— START OF MATERIAL —

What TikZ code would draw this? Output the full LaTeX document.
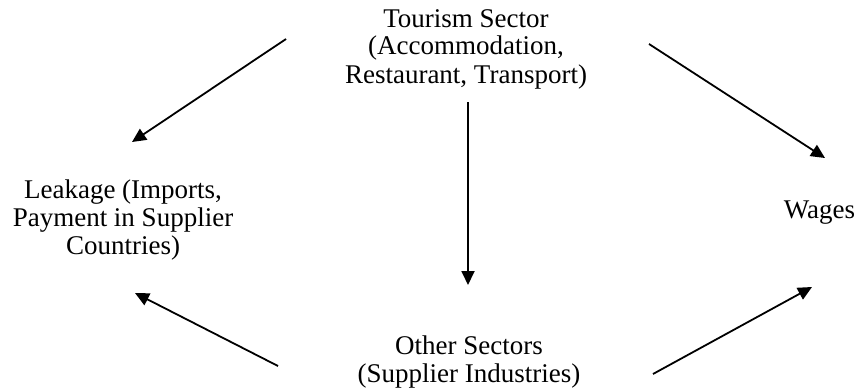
\documentclass[tikz,border=0pt]{standalone}
\usepackage{fontspec}
\setmainfont{Liberation Serif}
\usetikzlibrary{arrows.meta, positioning}

\begin{document}
\begin{tikzpicture}[x=0.5pt, y=-0.5pt, thick]

        \tikzset{
            label/.style={align=center, inner sep=0, anchor=base, font=\fontsize{13.5}{14}\selectfont},
            flow/.style={-{Triangle[length=7pt, width=6.5pt]}, line width=0.9pt, color=black}
        }

        \useasboundingbox (0, 0) rectangle (856, 391);

        % Texts (placed at the baseline of their last line)
        \node[label] (tourism) at (466, 83) {Tourism Sector\\(Accommodation,\\Restaurant, Transport)};
        \node[label] (leakage) at (123, 254) {Leakage (Imports,\\Payment in Supplier\\Countries)};
        \node[label, anchor=base west] (wages) at (783, 218) {Wages};
        \node[label] (other) at (469, 382) {Other Sectors\\(Supplier Industries)};

        % Ends of the arrows
        \coordinate (tl) at (286, 39);
        \coordinate (lt) at (132, 142);
        \coordinate (tr) at (649, 44);
        \coordinate (rt) at (825, 158);
        \coordinate (td) at (468, 102);
        \coordinate (ot) at (468, 285);
        \coordinate (ol) at (278, 366);
        \coordinate (lo) at (135, 293);
        \coordinate (or) at (653, 374);
        \coordinate (ro) at (812, 287);

        % Arrows
        \draw[flow] (tl) -- (lt);
        \draw[flow] (tr) -- (rt);
        \draw[flow] (td) -- (ot);
        \draw[flow] (ol) -- (lo);
        \draw[flow] (or) -- (ro);
\end{tikzpicture}
\end{document}
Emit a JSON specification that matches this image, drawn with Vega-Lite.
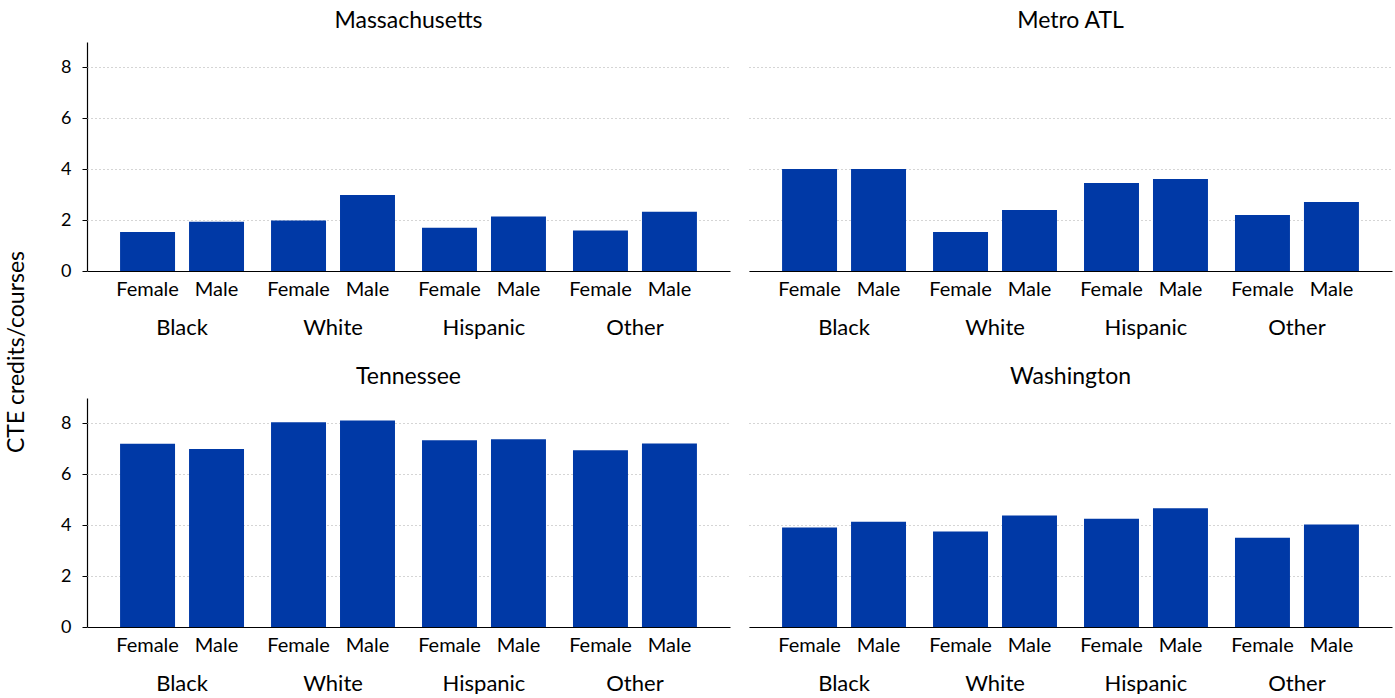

— END OF MATERIAL —

EXERCISE DESCRIPTION –
Will you set down the records word for word while leaving out every picture?

COMPLETED EXERCISE –
What TikZ code would draw this? Output the full LaTeX document.
\documentclass[tikz,border=0pt]{standalone}
\usepackage{fontspec}
\setmainfont{Liberation Serif}
\usetikzlibrary{arrows.meta, positioning}

\begin{document}
\begin{tikzpicture}[x=0.5pt, y=-0.5pt, thick]

        \tikzset{
            label/.style={align=center, inner sep=0, anchor=base, font=\fontsize{13.5}{14}\selectfont},
            flow/.style={-{Triangle[length=7pt, width=6.5pt]}, line width=0.9pt, color=black}
        }

        \useasboundingbox (0, 0) rectangle (856, 391);

        % Texts (placed at the baseline of their last line)
        \node[label] (tourism) at (466, 83) {Tourism Sector\\(Accommodation,\\Restaurant, Transport)};
        \node[label] (leakage) at (123, 254) {Leakage (Imports,\\Payment in Supplier\\Countries)};
        \node[label, anchor=base west] (wages) at (783, 218) {Wages};
        \node[label] (other) at (469, 382) {Other Sectors\\(Supplier Industries)};

        % Ends of the arrows
        \coordinate (tl) at (286, 39);
        \coordinate (lt) at (132, 142);
        \coordinate (tr) at (649, 44);
        \coordinate (rt) at (825, 158);
        \coordinate (td) at (468, 102);
        \coordinate (ot) at (468, 285);
        \coordinate (ol) at (278, 366);
        \coordinate (lo) at (135, 293);
        \coordinate (or) at (653, 374);
        \coordinate (ro) at (812, 287);

        % Arrows
        \draw[flow] (tl) -- (lt);
        \draw[flow] (tr) -- (rt);
        \draw[flow] (td) -- (ot);
        \draw[flow] (ol) -- (lo);
        \draw[flow] (or) -- (ro);
\end{tikzpicture}
\end{document}
Emit a JSON specification that matches this image, drawn with Vega-Lite.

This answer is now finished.